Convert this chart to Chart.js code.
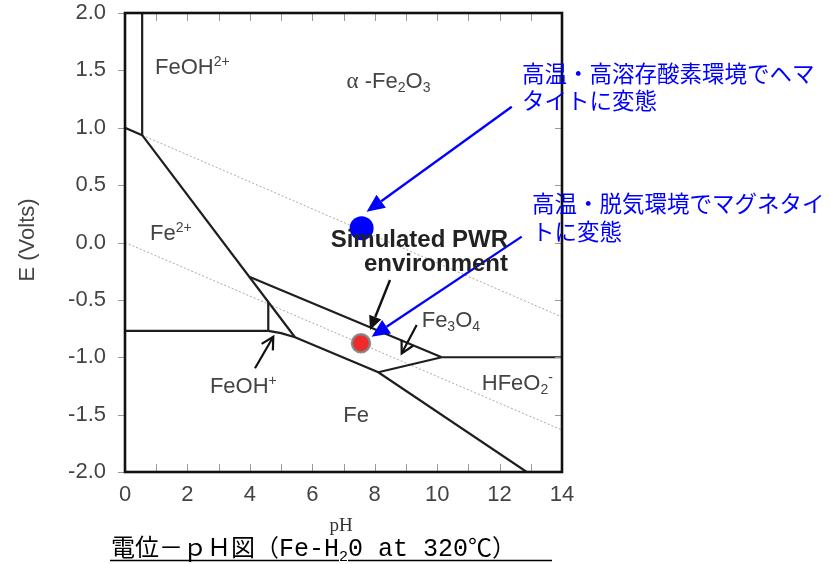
<!DOCTYPE html>
<html>
<head>
<meta charset="utf-8">
<script src="https://cdn.jsdelivr.net/npm/chart.js@4.4.0/dist/chart.umd.min.js"></script>
<style>
  html, body { margin: 0; padding: 0; background: #fff; overflow: hidden; }
  canvas { display: block; }
</style>
</head>
<body>
<canvas id="pourbaix" width="831" height="564" style="width:831px;height:564px"></canvas>
<script>
// Fe-H2O potential-pH diagram at 320 C

// tick labels
const phTicks = [0, 2, 4, 6, 8, 10, 12, 14];
const phMinorTicks = [0, 1, 2, 3, 4, 5, 6, 7, 8, 9, 10, 11, 12, 13, 14];
const eTicks = [-2.0, -1.5, -1.0, -0.5, 0.0, 0.5, 1.0, 1.5, 2.0];

// phase boundaries, [pH, E]
const feoh2Boundary = [[0.55, 2.0], [0.55, 0.935]];
const fe3Fe2Boundary = [[0, 1.0], [0.55, 0.935]];
const fe2OxideBoundary = [[0.55, 0.935], [5.446, -0.826]];
const fe2FeBoundary = [[0, -0.77], [4.59, -0.77]];
const feohUpperBoundary = [[4.59, -0.518], [4.59, -0.77]];
const feohFeBoundary = [[4.59, -0.77], [5.0, -0.79], [5.446, -0.826]];
const magnetiteUpper = [[4.0, -0.30], [10.146, -1.0]];
const magnetiteLower = [[8.115, -1.131], [10.146, -1.0]];
const feLowerBoundary = [[5.446, -0.826], [8.115, -1.131], [12.87, -2.0]];
const hfeo2Boundary = [[10.146, -1.0], [14, -1.0]];

// water stability lines
const waterUpper = [[0.55, 0.935], [14, -0.649]];
const waterLower = [[0, 0.0], [14, -1.634]];

// marked conditions
const hematitePoint = [[7.58, 0.124]];
const pwrPoint = [[7.56, -0.878]];

// arrows, [from, to]
const blueArrows = [
    [[12.39, 1.183], [7.74, 0.268]],
    [[12.71, 0.051], [7.90, -0.821]]
];
const pwrArrow = [[8.49, -0.327], [7.85, -0.763]];
const openArrows = [
    [[9.345, -0.719], [8.865, -0.966]],
    [[4.165, -1.096], [4.75, -0.821]]
];

// region labels: text parts, anchor [pH, E]
const regionLabels = [
    { at: [0.96, 1.466], parts: [['FeOH', 'n'], ['2+', 'sup']] },
    { at: [7.10, 1.344], parts: [['\u03b1', 'greek'], [' -Fe', 'n'], ['2', 'sub'], ['O', 'n'], ['3', 'sub']] },
    { at: [0.80, 0.022], parts: [['Fe', 'n'], ['2+', 'sup']] },
    { at: [9.505, -0.734], parts: [['Fe', 'n'], ['3', 'sub'], ['O', 'n'], ['4', 'sub']] },
    { at: [2.72, -1.314], parts: [['FeOH', 'n'], ['+', 'sup']] },
    { at: [11.43, -1.285], parts: [['HFeO', 'n'], ['2', 'sub'], ['-', 'sup']] },
    { at: [6.99, -1.562], parts: [['Fe', 'n']] }
];

const blueNotes = [
    { x: 522, y: 73, text: '高温・高溶存酸素環境でヘマ' },
    { x: 522, y: 100, text: 'タイトに変態' },
    { x: 532, y: 203, text: '高温・脱気環境でマグネタイ' },
    { x: 532, y: 231, text: 'トに変態' }
];

const toXY = pts => pts.map(p => ({ x: p[0], y: p[1] }));

function boundary(pts) {
    return {
        data: toXY(pts),
        showLine: true,
        borderColor: '#1e1e1e',
        borderWidth: 2.2,
        pointRadius: 0,
        fill: false,
        order: 2
    };
}

function waterLine(pts) {
    return {
        data: toXY(pts),
        showLine: true,
        borderColor: '#a8a8a8',
        borderWidth: 1,
        borderDash: [2, 2],
        pointRadius: 0,
        fill: false,
        order: 3
    };
}

function drawArrow(ctx, x1, y1, x2, y2, opts) {
    const ang = Math.atan2(y2 - y1, x2 - x1);
    const len = opts.headLen, half = opts.headW / 2;
    const bx = x2 - len * Math.cos(ang), by = y2 - len * Math.sin(ang);
    ctx.strokeStyle = opts.color;
    ctx.fillStyle = opts.color;
    ctx.lineWidth = opts.width;
    ctx.lineCap = 'butt';
    ctx.beginPath();
    ctx.moveTo(x1, y1);
    ctx.lineTo(opts.filled ? bx : x2, opts.filled ? by : y2);
    ctx.stroke();
    const px = -Math.sin(ang), py = Math.cos(ang);
    ctx.beginPath();
    ctx.moveTo(bx + px * half, by + py * half);
    ctx.lineTo(x2, y2);
    ctx.lineTo(bx - px * half, by - py * half);
    if (opts.filled) {
        ctx.closePath();
        ctx.fill();
    } else {
        ctx.stroke();
    }
}

function drawChem(ctx, parts, x, y) {
    let cx = x;
    parts.forEach(([t, mode]) => {
        let dy = 0;
        if (mode === 'n') ctx.font = '22px "Liberation Sans", Arial, sans-serif';
        else if (mode === 'greek') ctx.font = '23px "Liberation Serif", serif';
        else {
            ctx.font = '14px "Liberation Sans", Arial, sans-serif';
            dy = mode === 'sub' ? 4 : -8;
        }
        ctx.fillText(t, cx, y + dy);
        cx += ctx.measureText(t).width;
    });
}

const overlay = {
    id: 'overlay',
    afterDatasetsDraw(chart) {
        const { ctx, chartArea: a, scales: { x, y } } = chart;
        ctx.save();

        // small ticks
        ctx.strokeStyle = '#999';
        ctx.lineWidth = 1;
        ctx.beginPath();
        phMinorTicks.forEach(v => {
            const px = Math.round(x.getPixelForValue(v)) + 0.5;
            ctx.moveTo(px, a.top);
            ctx.lineTo(px, a.top + 8);
            ctx.moveTo(px, a.bottom);
            ctx.lineTo(px, a.bottom - 8);
        });
        eTicks.forEach(v => {
            const py = Math.round(y.getPixelForValue(v)) + 0.5;
            ctx.moveTo(a.left - 7, py);
            ctx.lineTo(a.left, py);
            ctx.moveTo(a.right, py);
            ctx.lineTo(a.right - 7, py);
        });
        ctx.stroke();

        // frame
        ctx.strokeStyle = '#111';
        ctx.lineWidth = 2.6;
        ctx.strokeRect(a.left, a.top, a.right - a.left, a.bottom - a.top);

        // arrows
        const P = p => [x.getPixelForValue(p[0]), y.getPixelForValue(p[1])];
        blueArrows.forEach(([f, t]) => {
            const [x1, y1] = P(f), [x2, y2] = P(t);
            drawArrow(ctx, x1, y1, x2, y2, { color: '#0000ff', width: 2.3, headLen: 18, headW: 16, filled: true });
        });
        {
            const [x1, y1] = P(pwrArrow[0]), [x2, y2] = P(pwrArrow[1]);
            drawArrow(ctx, x1, y1, x2, y2, { color: '#111', width: 2.4, headLen: 14, headW: 13, filled: true });
        }
        openArrows.forEach(([f, t]) => {
            const [x1, y1] = P(f), [x2, y2] = P(t);
            drawArrow(ctx, x1, y1, x2, y2, { color: '#111', width: 2.2, headLen: 12, headW: 13, filled: false });
        });
        ctx.restore();
    },
    afterDraw(chart) {
        const { ctx, scales: { x, y } } = chart;
        ctx.save();
        ctx.textAlign = 'left';
        ctx.textBaseline = 'alphabetic';

        // region labels
        ctx.fillStyle = '#444';
        regionLabels.forEach(l => {
            drawChem(ctx, l.parts, x.getPixelForValue(l.at[0]), y.getPixelForValue(l.at[1]));
        });

        // simulated PWR note
        ctx.fillStyle = '#222';
        ctx.font = 'bold 24px "Liberation Sans", Arial, sans-serif';
        ctx.textAlign = 'right';
        ctx.fillText('Simulated PWR', 508, 247);
        ctx.fillText('environment', 508, 271);

        // blue notes
        ctx.textAlign = 'left';
        ctx.textBaseline = 'middle';
        ctx.fillStyle = '#0000ff';
        ctx.font = '22.5px "Noto Sans CJK JP", sans-serif';
        blueNotes.forEach(n => ctx.fillText(n.text, n.x, n.y));

        // axis titles
        ctx.fillStyle = '#444';
        ctx.font = '22px "Liberation Sans", Arial, sans-serif';
        ctx.save();
        ctx.translate(28, 240);
        ctx.rotate(-Math.PI / 2);
        ctx.textAlign = 'center';
        ctx.fillText('E (Volts)', 0, 0);
        ctx.restore();

        ctx.fillStyle = '#333';
        ctx.textAlign = 'center';
        ctx.textBaseline = 'alphabetic';
        ctx.font = '19px "Liberation Serif", serif';
        ctx.fillText('pH', 341, 531);

        // caption
        ctx.fillStyle = '#000';
        ctx.textAlign = 'left';
        const base = 556;
        let cx = 111;
        const seg = (t, f, dy) => {
            ctx.font = f;
            ctx.fillText(t, cx, base + (dy || 0));
            cx += ctx.measureText(t).width;
        };
        const jp = '24px "Noto Sans CJK JP", sans-serif';
        const lat = '25px "Liberation Mono", monospace';
        seg('電位－ｐＨ図（', jp);
        seg('Fe-H', lat);
        const subStart = cx;
        seg('2', '15px "Liberation Mono", monospace', 5);
        const subEnd = cx;
        seg('0 at 320', lat);
        seg('℃）', jp);
        ctx.strokeStyle = '#000';
        ctx.lineWidth = 1.6;
        ctx.beginPath();
        ctx.moveTo(110, 560.5);
        ctx.lineTo(subStart, 560.5);
        ctx.moveTo(subEnd, 560.5);
        ctx.lineTo(552, 560.5);
        ctx.stroke();
        ctx.restore();
    }
};

new Chart(document.getElementById('pourbaix'), {
    type: 'scatter',
    data: {
        datasets: [
            {
                data: toXY(hematitePoint),
                pointRadius: 12,
                pointBackgroundColor: '#0000ff',
                pointBorderWidth: 0,
                order: 1
            },
            {
                data: toXY(pwrPoint),
                pointRadius: 9,
                pointBackgroundColor: '#f02a2a',
                pointBorderColor: 'rgba(130,130,130,0.9)',
                pointBorderWidth: 2.5,
                order: 1
            },
            waterLine(waterUpper),
            waterLine(waterLower),
            boundary(feoh2Boundary),
            boundary(fe3Fe2Boundary),
            boundary(fe2OxideBoundary),
            boundary(fe2FeBoundary),
            boundary(feohUpperBoundary),
            boundary(feohFeBoundary),
            boundary(magnetiteUpper),
            boundary(magnetiteLower),
            boundary(feLowerBoundary),
            boundary(hfeo2Boundary)
        ]
    },
    options: {
        responsive: false,
        devicePixelRatio: 1,
        animation: false,
        events: [],
        layout: { padding: { left: 0, right: 269, top: 13, bottom: 0 } },
        plugins: {
            legend: { display: false },
            tooltip: { enabled: false }
        },
        scales: {
            x: {
                type: 'linear',
                min: 0,
                max: 14,
                afterFit: s => {
                    s.height = 92;
                    s.paddingLeft = 0;
                    s.paddingRight = 0;
                },
                afterBuildTicks: s => { s.ticks = phTicks.map(v => ({ value: v })); },
                grid: { display: false, drawTicks: false },
                border: { display: false },
                ticks: {
                    color: '#444',
                    padding: 10,
                    maxRotation: 0,
                    font: { family: '"Liberation Sans", Arial, sans-serif', size: 22 }
                }
            },
            y: {
                type: 'linear',
                min: -2,
                max: 2,
                afterFit: s => {
                    s.width = 125;
                    s.paddingTop = 0;
                    s.paddingBottom = 0;
                },
                afterBuildTicks: s => { s.ticks = eTicks.map(v => ({ value: v })); },
                grid: { display: false, drawTicks: false },
                border: { display: false },
                ticks: {
                    color: '#444',
                    padding: 19,
                    font: { family: '"Liberation Sans", Arial, sans-serif', size: 22 },
                    callback: v => v.toFixed(1)
                }
            }
        }
    },
    plugins: [overlay]
});
</script>
</body>
</html>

# # #

**Your task:** Write out exactly the lines between the start of the data and the line with "const pwrPoint = [[7.56, -0.878]];", including both, but none of the pictures.

**Output of the exercise:**
Convert this chart to Chart.js code.
<!DOCTYPE html>
<html>
<head>
<meta charset="utf-8">
<script src="https://cdn.jsdelivr.net/npm/chart.js@4.4.0/dist/chart.umd.min.js"></script>
<style>
  html, body { margin: 0; padding: 0; background: #fff; overflow: hidden; }
  canvas { display: block; }
</style>
</head>
<body>
<canvas id="pourbaix" width="831" height="564" style="width:831px;height:564px"></canvas>
<script>
// Fe-H2O potential-pH diagram at 320 C

// tick labels
const phTicks = [0, 2, 4, 6, 8, 10, 12, 14];
const phMinorTicks = [0, 1, 2, 3, 4, 5, 6, 7, 8, 9, 10, 11, 12, 13, 14];
const eTicks = [-2.0, -1.5, -1.0, -0.5, 0.0, 0.5, 1.0, 1.5, 2.0];

// phase boundaries, [pH, E]
const feoh2Boundary = [[0.55, 2.0], [0.55, 0.935]];
const fe3Fe2Boundary = [[0, 1.0], [0.55, 0.935]];
const fe2OxideBoundary = [[0.55, 0.935], [5.446, -0.826]];
const fe2FeBoundary = [[0, -0.77], [4.59, -0.77]];
const feohUpperBoundary = [[4.59, -0.518], [4.59, -0.77]];
const feohFeBoundary = [[4.59, -0.77], [5.0, -0.79], [5.446, -0.826]];
const magnetiteUpper = [[4.0, -0.30], [10.146, -1.0]];
const magnetiteLower = [[8.115, -1.131], [10.146, -1.0]];
const feLowerBoundary = [[5.446, -0.826], [8.115, -1.131], [12.87, -2.0]];
const hfeo2Boundary = [[10.146, -1.0], [14, -1.0]];

// water stability lines
const waterUpper = [[0.55, 0.935], [14, -0.649]];
const waterLower = [[0, 0.0], [14, -1.634]];

// marked conditions
const hematitePoint = [[7.58, 0.124]];
const pwrPoint = [[7.56, -0.878]];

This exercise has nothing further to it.